No, me neither. The media hardly went ballistic when it was our turn on Monday, did they?

But rather than taking perverse pleasure in the South having the rare experience of a winter ordeal East Lancashire road users are only too familiar with, we must be thankful for the ensuing hullabaloo.

Since it was expressed, in a southern accent as it were, the government promptly got the willies about middle class voters being upset and took notice. Like a shot, it promised new laws to force councils to grit roads when snow and ice are forecast, ending the legal get-out that has seen so many roads and pavements in East Lancashire left untreated by local authorities whose claims to do an adequate job need to be taken with a pinch of, er, salt.

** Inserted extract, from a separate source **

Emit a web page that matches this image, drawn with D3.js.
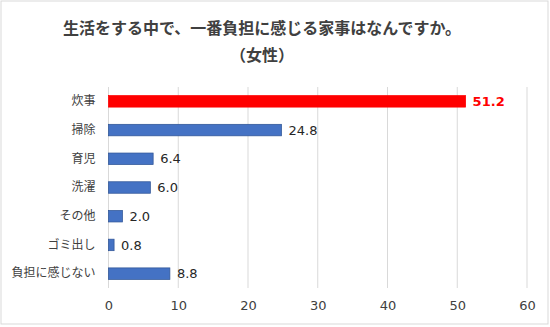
<!DOCTYPE html>
<html><head><meta charset="utf-8">
<script src="https://cdn.jsdelivr.net/npm/d3@7"></script>
<style>
html,body{margin:0;padding:0;background:#fff;}
svg{display:block;}
</style></head>
<body>
<svg id="chart" width="550" height="327"></svg>
<script>
const titleLines = ["生活をする中で、一番負担に感じる家事はなんですか。", "（女性）"];
const categories = ["炊事", "掃除", "育児", "洗濯", "その他", "ゴミ出し", "負担に感じない"];
const values = [51.2, 24.8, 6.4, 6.0, 2.0, 0.8, 8.8];
const tickValues = [0, 10, 20, 30, 40, 50, 60];

const svg = d3.select("#chart");
const W = 550, H = 327;
const m = {left: 108.5, right: 23, top: 87, bottom: 39};

svg.append("rect").attr("x", 1).attr("y", 1).attr("width", W - 3).attr("height", H - 4)
  .attr("fill", "#fff").attr("stroke", "#d9d9d9").attr("stroke-width", 1);

svg.selectAll("text.title").data(titleLines).join("text")
  .attr("class", "title")
  .attr("x", 262).attr("y", (d, i) => 34 + i * 27)
  .attr("text-anchor", "middle")
  .attr("font-family", "'Noto Sans CJK JP', sans-serif")
  .attr("font-weight", "bold").attr("font-size", 16).attr("fill", "#404040")
  .text(d => d);

const x = d3.scaleLinear().domain([0, 60]).range([m.left, W - m.right]);
const y = d3.scaleBand().domain(categories).range([m.top, H - m.bottom]).paddingInner(0.6).paddingOuter(0.3);

// vertical gridlines
svg.append("g").selectAll("line").data(tickValues).join("line")
  .attr("x1", d => x(d)).attr("x2", d => x(d))
  .attr("y1", m.top).attr("y2", H - m.bottom)
  .attr("stroke", "#d9d9d9").attr("stroke-width", 1);

// x axis labels
const xAxis = d3.axisBottom(x).tickValues(tickValues).tickSize(0).tickPadding(13);
const gx = svg.append("g").attr("transform", `translate(0,${H - m.bottom})`).call(xAxis);
gx.select(".domain").remove();
gx.selectAll("text").attr("font-family", "'DejaVu Sans', Verdana, sans-serif")
  .attr("font-size", 13).attr("fill", "#404040");

// category labels
const yAxis = d3.axisLeft(y).tickSize(0).tickPadding(13);
const gy = svg.append("g").attr("transform", `translate(${m.left},0)`).call(yAxis);
gy.select(".domain").remove();
gy.selectAll("text").attr("font-family", "'Noto Sans CJK JP', sans-serif")
  .attr("font-size", 12).attr("fill", "#404040");

const data = categories.map((c, i) => ({c, v: values[i], hi: i === 0}));

svg.append("g").selectAll("rect").data(data).join("rect")
  .attr("x", x(0))
  .attr("y", d => y(d.c))
  .attr("width", d => x(d.v) - x(0))
  .attr("height", y.bandwidth())
  .attr("fill", d => d.hi ? "#ff0000" : "#4472c4")
  .attr("stroke", d => d.hi ? "#ff0000" : "#2f5597")
  .attr("stroke-width", 0.75);

svg.append("g").selectAll("text").data(data).join("text")
  .attr("x", d => x(d.v) + 7)
  .attr("y", d => y(d.c) + y.bandwidth() / 2)
  .attr("dy", "0.36em")
  .attr("font-family", "'DejaVu Sans', Verdana, sans-serif")
  .attr("font-size", 13)
  .attr("font-weight", d => d.hi ? "bold" : "normal")
  .attr("fill", d => d.hi ? "#ff0000" : "#262626")
  .text(d => d.v.toFixed(1));
</script>
</body></html>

About time, but it's a bit much councils have to be forced to do their duty and keep the roads safe. They are not so slow letting them be sprinkled with speed cameras in the name of safety, are they?

Iwonder how Blackburn with Darwen Council can swank about being Council of the Year when so often it has slipped up on this responsibility -- as testified to by the blizzards of letters this newspaper gets about non-gritting and the refusal of its executive to grit all roads as back-bench scrutiny councillors insist.

Last Monday and earlier last month, during another cold snap, drivers were at risk on untreated main roads -- among them the 20-year-old whose plight is told tonight on our Letters Page.

Just two days after buying his car he skidded it on black ice on a major road and wrote it off. Luckily, he was not badly hurt. But because, with a premium of £1,200, he could only afford to insure his car 'third-party' -- he's left with a wreck that will take two years to pay off -- and a bill for the lamp-post from the Council of the Year which says it is doing enough to grit the roads!

Fair? Is it heck as like! Instead of a bill, he should have an apology -- even the ambulance attending his accident was sliding and skidding.

And the rest of us should have a pledge that when the temperature plunges the gritters turn out everywhere -- regardless of the law.